Das war schwierig. In der ohnehin schweren Situation konnten Jesse Marsch und dann auch Achim Beierlorzer wegen ihrer Corona-Infektionen nicht dabei sein. Am Ende haben wir verloren – die ganze Situation war Schrott. Ich hätte mir gewünscht, unter anderen Voraussetzungen in Berlin zu sitzen.

Kurth: „Größten Respekt vor der Leistung” von Tedesco

Nötigt es Ihnen Respekt ab, wie es Domenico Tedesco und die Mannschaft geschafft haben, die Situation zu wenden?
Was da erreicht wurde, finde ich großartig für den Verein, der von allen Seiten sehr skeptisch gesehen wird. Ich habe mich super für die Spieler gefreut und habe natürlich größten Respekt vor der Leistung des Trainers – ohne Wenn und Aber.

Fühlen Sie sich ein Stück als Pokalsieger? Bei den ersten beiden Runden waren Sie ja noch dabei.
Um ehrlich zu sein: Nein. Ich habe das Finale im Fernsehen angeschaut, habe mich riesig für die Jungs gefreut, die schon so lange darauf gewartet haben. Aber es ist etwas anderes, dabei zu sein. Deswegen habe ich persönlich mich nicht als Sieger gefühlt.

„Job im Ausland ist absolut vorstellbar”

Welche Ambitionen haben Sie jetzt? Wollen Sie nach der Erfahrung nur noch als Cheftrainer arbeiten, oder können Sie sich den Co-Trainer-Job wieder vorstellen?
Ich habe viele Ideen, bin ausgeruht und motiviert. Hauptsächlich sehe ich mich in der Verantwortung als Cheftrainer. Auf top Niveau kann ich mir die Rolle als Co Trainer aber auch wieder vorstellen.

Ihr guter Freund Marco Rose ist gerade ohne Job. Ist eine Zusammenarbeit denkbar?
Wir haben Zeit miteinander verbracht, und haben uns gut ausgetauscht. Bei ihm kam die Trennung ja ebenso kurzfristig. Aber „Rosi” macht jetzt glaube ich auch erstmal ein bisschen Pause. Eine Zusammenarbeit war bislang kein Thema. Schauen wir mal.
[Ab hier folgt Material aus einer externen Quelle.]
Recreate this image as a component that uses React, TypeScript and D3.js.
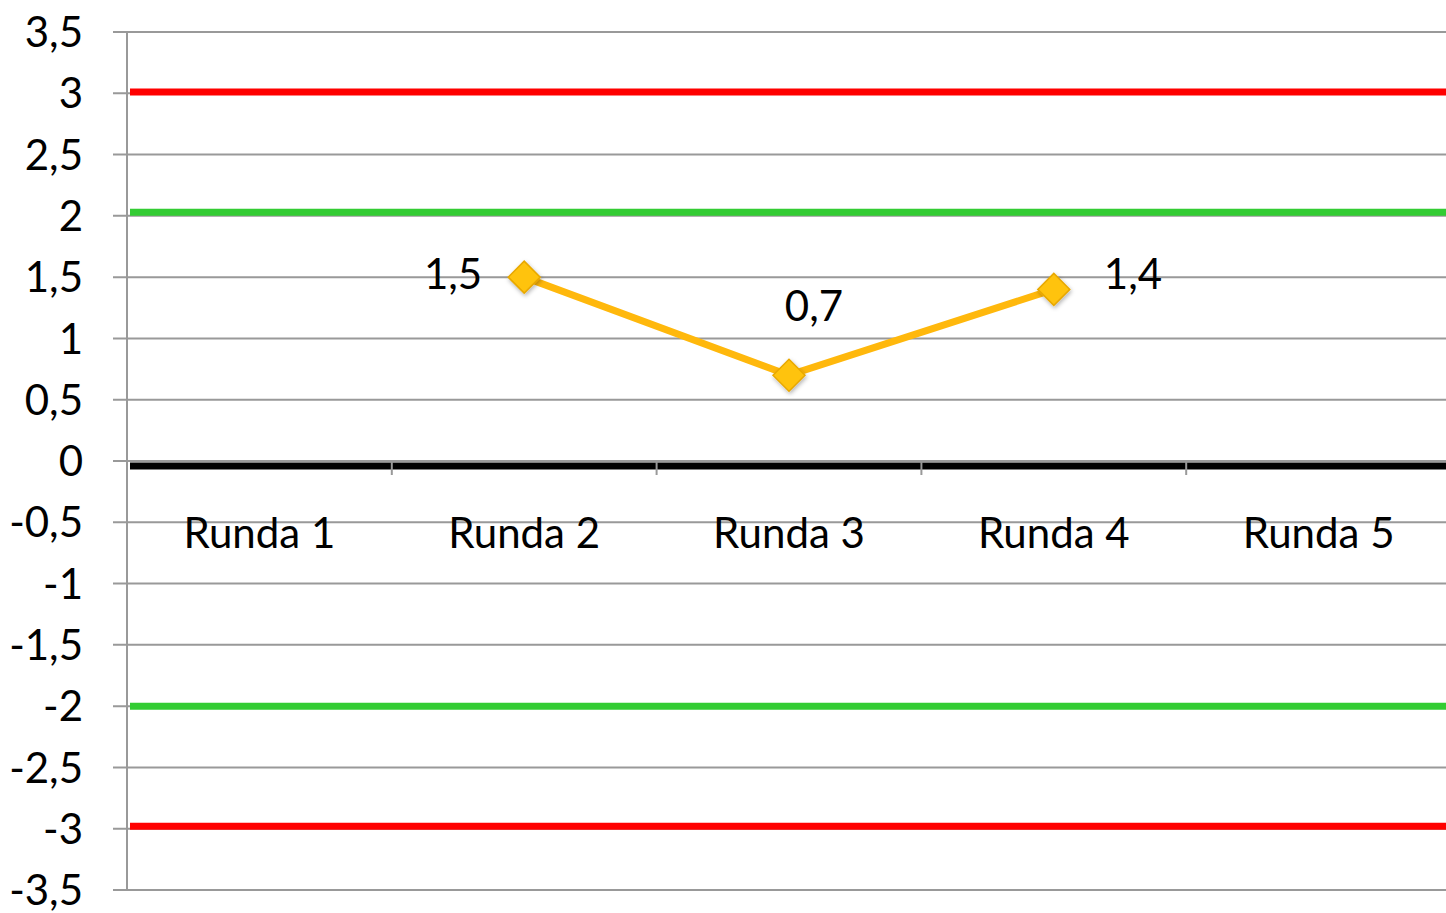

Sehen Sie sich eher im Ausland oder in Deutschland?
Ich war ganz am Anfang meiner Auszeit auch in Ungarn. Da habe ich festgestellt, dass auch dort bei großen Vereinen mittlerweile Englisch gesprochen wird. Der Fußball in Europa ist extrem zusammengerückt. Auch ein Job im Ausland ist absolut vorstellbar.